--- start ---

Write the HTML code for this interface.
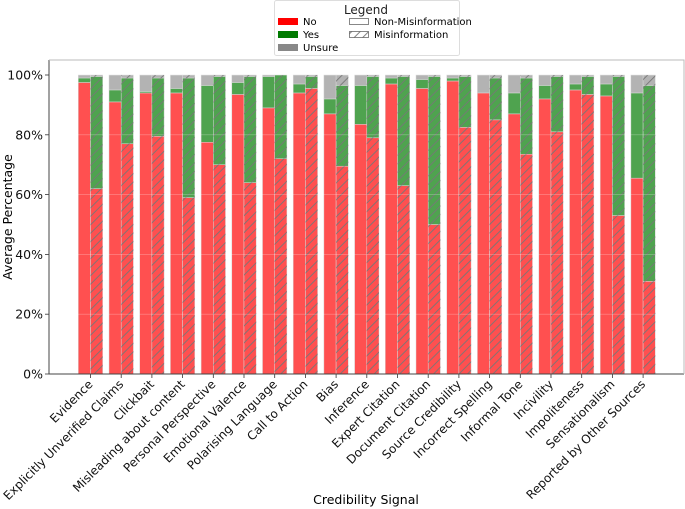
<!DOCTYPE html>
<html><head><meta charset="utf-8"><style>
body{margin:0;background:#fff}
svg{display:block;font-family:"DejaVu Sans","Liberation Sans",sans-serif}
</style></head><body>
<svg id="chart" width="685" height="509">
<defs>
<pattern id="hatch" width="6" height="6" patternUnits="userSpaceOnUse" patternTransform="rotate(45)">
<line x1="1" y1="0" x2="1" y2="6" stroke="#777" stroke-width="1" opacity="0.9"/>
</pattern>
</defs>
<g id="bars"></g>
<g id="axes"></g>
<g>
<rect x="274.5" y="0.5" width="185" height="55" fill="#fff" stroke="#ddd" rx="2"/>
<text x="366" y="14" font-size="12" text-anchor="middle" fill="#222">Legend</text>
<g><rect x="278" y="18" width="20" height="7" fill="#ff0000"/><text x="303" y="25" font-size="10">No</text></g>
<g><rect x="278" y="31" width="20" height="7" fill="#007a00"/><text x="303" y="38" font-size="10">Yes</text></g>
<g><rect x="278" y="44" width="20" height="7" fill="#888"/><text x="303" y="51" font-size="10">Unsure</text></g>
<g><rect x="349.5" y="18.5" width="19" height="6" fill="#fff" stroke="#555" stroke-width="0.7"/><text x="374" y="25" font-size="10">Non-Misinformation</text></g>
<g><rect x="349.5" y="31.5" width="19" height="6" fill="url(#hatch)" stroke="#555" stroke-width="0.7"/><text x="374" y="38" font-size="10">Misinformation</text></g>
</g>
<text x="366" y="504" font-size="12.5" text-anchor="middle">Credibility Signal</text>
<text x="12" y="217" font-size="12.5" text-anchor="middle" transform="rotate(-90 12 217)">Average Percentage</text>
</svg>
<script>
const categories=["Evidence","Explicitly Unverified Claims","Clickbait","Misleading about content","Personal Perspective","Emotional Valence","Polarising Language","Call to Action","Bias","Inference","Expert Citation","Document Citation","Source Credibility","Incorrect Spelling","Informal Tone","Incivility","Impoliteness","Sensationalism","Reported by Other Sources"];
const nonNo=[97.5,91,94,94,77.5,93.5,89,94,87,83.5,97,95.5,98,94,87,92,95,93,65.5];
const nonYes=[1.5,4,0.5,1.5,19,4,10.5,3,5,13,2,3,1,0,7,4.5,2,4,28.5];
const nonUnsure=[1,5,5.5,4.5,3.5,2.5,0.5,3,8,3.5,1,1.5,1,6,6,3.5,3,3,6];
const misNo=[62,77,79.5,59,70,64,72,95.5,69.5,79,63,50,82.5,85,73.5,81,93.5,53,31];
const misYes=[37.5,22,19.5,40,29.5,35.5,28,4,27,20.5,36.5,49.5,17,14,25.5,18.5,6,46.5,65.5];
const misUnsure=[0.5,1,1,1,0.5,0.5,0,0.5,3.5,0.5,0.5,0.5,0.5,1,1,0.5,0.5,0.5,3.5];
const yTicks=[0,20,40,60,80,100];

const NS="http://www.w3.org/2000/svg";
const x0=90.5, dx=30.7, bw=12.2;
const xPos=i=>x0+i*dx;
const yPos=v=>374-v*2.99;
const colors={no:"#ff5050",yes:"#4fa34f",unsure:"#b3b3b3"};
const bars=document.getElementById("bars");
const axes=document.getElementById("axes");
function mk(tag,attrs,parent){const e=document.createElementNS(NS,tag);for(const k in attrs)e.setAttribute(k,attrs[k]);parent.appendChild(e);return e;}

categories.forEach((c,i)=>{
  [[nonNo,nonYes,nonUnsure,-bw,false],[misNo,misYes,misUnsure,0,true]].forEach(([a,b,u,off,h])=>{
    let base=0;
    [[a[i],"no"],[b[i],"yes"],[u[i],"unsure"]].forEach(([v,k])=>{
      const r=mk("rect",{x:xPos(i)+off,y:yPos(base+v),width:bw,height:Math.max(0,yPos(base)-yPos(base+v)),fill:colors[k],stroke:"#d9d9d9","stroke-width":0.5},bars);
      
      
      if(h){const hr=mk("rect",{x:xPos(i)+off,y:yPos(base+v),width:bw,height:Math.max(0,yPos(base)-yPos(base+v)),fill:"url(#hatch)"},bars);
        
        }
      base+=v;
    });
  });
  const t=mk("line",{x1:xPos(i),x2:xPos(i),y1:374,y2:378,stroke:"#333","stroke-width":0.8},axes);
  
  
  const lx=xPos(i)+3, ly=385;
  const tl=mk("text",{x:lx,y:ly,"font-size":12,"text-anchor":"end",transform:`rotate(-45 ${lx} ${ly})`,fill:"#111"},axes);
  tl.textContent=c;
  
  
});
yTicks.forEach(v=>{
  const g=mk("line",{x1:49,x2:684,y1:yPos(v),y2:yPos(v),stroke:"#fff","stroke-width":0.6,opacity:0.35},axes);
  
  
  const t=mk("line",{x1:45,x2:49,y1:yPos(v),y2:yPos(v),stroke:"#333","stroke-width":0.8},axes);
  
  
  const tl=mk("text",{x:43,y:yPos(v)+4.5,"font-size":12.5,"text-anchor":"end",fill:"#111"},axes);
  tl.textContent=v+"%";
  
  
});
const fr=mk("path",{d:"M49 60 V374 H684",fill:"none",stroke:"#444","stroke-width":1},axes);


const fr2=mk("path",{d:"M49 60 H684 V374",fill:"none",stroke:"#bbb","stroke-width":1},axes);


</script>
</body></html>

--- end ---

- **Exercise prompt**
Copy every line above word for word and exclude the pictures.

- **Correct response**
Write the HTML code for this interface.
<!DOCTYPE html>
<html><head><meta charset="utf-8"><style>
body{margin:0;background:#fff}
svg{display:block;font-family:"DejaVu Sans","Liberation Sans",sans-serif}
</style></head><body>
<svg id="chart" width="685" height="509">
<defs>
<pattern id="hatch" width="6" height="6" patternUnits="userSpaceOnUse" patternTransform="rotate(45)">
<line x1="1" y1="0" x2="1" y2="6" stroke="#777" stroke-width="1" opacity="0.9"/>
</pattern>
</defs>
<g id="bars"></g>
<g id="axes"></g>
<g>
<rect x="274.5" y="0.5" width="185" height="55" fill="#fff" stroke="#ddd" rx="2"/>
<text x="366" y="14" font-size="12" text-anchor="middle" fill="#222">Legend</text>
<g><rect x="278" y="18" width="20" height="7" fill="#ff0000"/><text x="303" y="25" font-size="10">No</text></g>
<g><rect x="278" y="31" width="20" height="7" fill="#007a00"/><text x="303" y="38" font-size="10">Yes</text></g>
<g><rect x="278" y="44" width="20" height="7" fill="#888"/><text x="303" y="51" font-size="10">Unsure</text></g>
<g><rect x="349.5" y="18.5" width="19" height="6" fill="#fff" stroke="#555" stroke-width="0.7"/><text x="374" y="25" font-size="10">Non-Misinformation</text></g>
<g><rect x="349.5" y="31.5" width="19" height="6" fill="url(#hatch)" stroke="#555" stroke-width="0.7"/><text x="374" y="38" font-size="10">Misinformation</text></g>
</g>
<text x="366" y="504" font-size="12.5" text-anchor="middle">Credibility Signal</text>
<text x="12" y="217" font-size="12.5" text-anchor="middle" transform="rotate(-90 12 217)">Average Percentage</text>
</svg>
<script>
const categories=["Evidence","Explicitly Unverified Claims","Clickbait","Misleading about content","Personal Perspective","Emotional Valence","Polarising Language","Call to Action","Bias","Inference","Expert Citation","Document Citation","Source Credibility","Incorrect Spelling","Informal Tone","Incivility","Impoliteness","Sensationalism","Reported by Other Sources"];
const nonNo=[97.5,91,94,94,77.5,93.5,89,94,87,83.5,97,95.5,98,94,87,92,95,93,65.5];
const nonYes=[1.5,4,0.5,1.5,19,4,10.5,3,5,13,2,3,1,0,7,4.5,2,4,28.5];
const nonUnsure=[1,5,5.5,4.5,3.5,2.5,0.5,3,8,3.5,1,1.5,1,6,6,3.5,3,3,6];
const misNo=[62,77,79.5,59,70,64,72,95.5,69.5,79,63,50,82.5,85,73.5,81,93.5,53,31];
const misYes=[37.5,22,19.5,40,29.5,35.5,28,4,27,20.5,36.5,49.5,17,14,25.5,18.5,6,46.5,65.5];
const misUnsure=[0.5,1,1,1,0.5,0.5,0,0.5,3.5,0.5,0.5,0.5,0.5,1,1,0.5,0.5,0.5,3.5];
const yTicks=[0,20,40,60,80,100];

const NS="http://www.w3.org/2000/svg";
const x0=90.5, dx=30.7, bw=12.2;
const xPos=i=>x0+i*dx;
const yPos=v=>374-v*2.99;
const colors={no:"#ff5050",yes:"#4fa34f",unsure:"#b3b3b3"};
const bars=document.getElementById("bars");
const axes=document.getElementById("axes");
function mk(tag,attrs,parent){const e=document.createElementNS(NS,tag);for(const k in attrs)e.setAttribute(k,attrs[k]);parent.appendChild(e);return e;}

categories.forEach((c,i)=>{
  [[nonNo,nonYes,nonUnsure,-bw,false],[misNo,misYes,misUnsure,0,true]].forEach(([a,b,u,off,h])=>{
    let base=0;
    [[a[i],"no"],[b[i],"yes"],[u[i],"unsure"]].forEach(([v,k])=>{
      const r=mk("rect",{x:xPos(i)+off,y:yPos(base+v),width:bw,height:Math.max(0,yPos(base)-yPos(base+v)),fill:colors[k],stroke:"#d9d9d9","stroke-width":0.5},bars);
      
      
      if(h){const hr=mk("rect",{x:xPos(i)+off,y:yPos(base+v),width:bw,height:Math.max(0,yPos(base)-yPos(base+v)),fill:"url(#hatch)"},bars);
        
        }
      base+=v;
    });
  });
  const t=mk("line",{x1:xPos(i),x2:xPos(i),y1:374,y2:378,stroke:"#333","stroke-width":0.8},axes);
  
  
  const lx=xPos(i)+3, ly=385;
  const tl=mk("text",{x:lx,y:ly,"font-size":12,"text-anchor":"end",transform:`rotate(-45 ${lx} ${ly})`,fill:"#111"},axes);
  tl.textContent=c;
  
  
});
yTicks.forEach(v=>{
  const g=mk("line",{x1:49,x2:684,y1:yPos(v),y2:yPos(v),stroke:"#fff","stroke-width":0.6,opacity:0.35},axes);
  
  
  const t=mk("line",{x1:45,x2:49,y1:yPos(v),y2:yPos(v),stroke:"#333","stroke-width":0.8},axes);
  
  
  const tl=mk("text",{x:43,y:yPos(v)+4.5,"font-size":12.5,"text-anchor":"end",fill:"#111"},axes);
  tl.textContent=v+"%";
  
  
});
const fr=mk("path",{d:"M49 60 V374 H684",fill:"none",stroke:"#444","stroke-width":1},axes);


const fr2=mk("path",{d:"M49 60 H684 V374",fill:"none",stroke:"#bbb","stroke-width":1},axes);


</script>
</body></html>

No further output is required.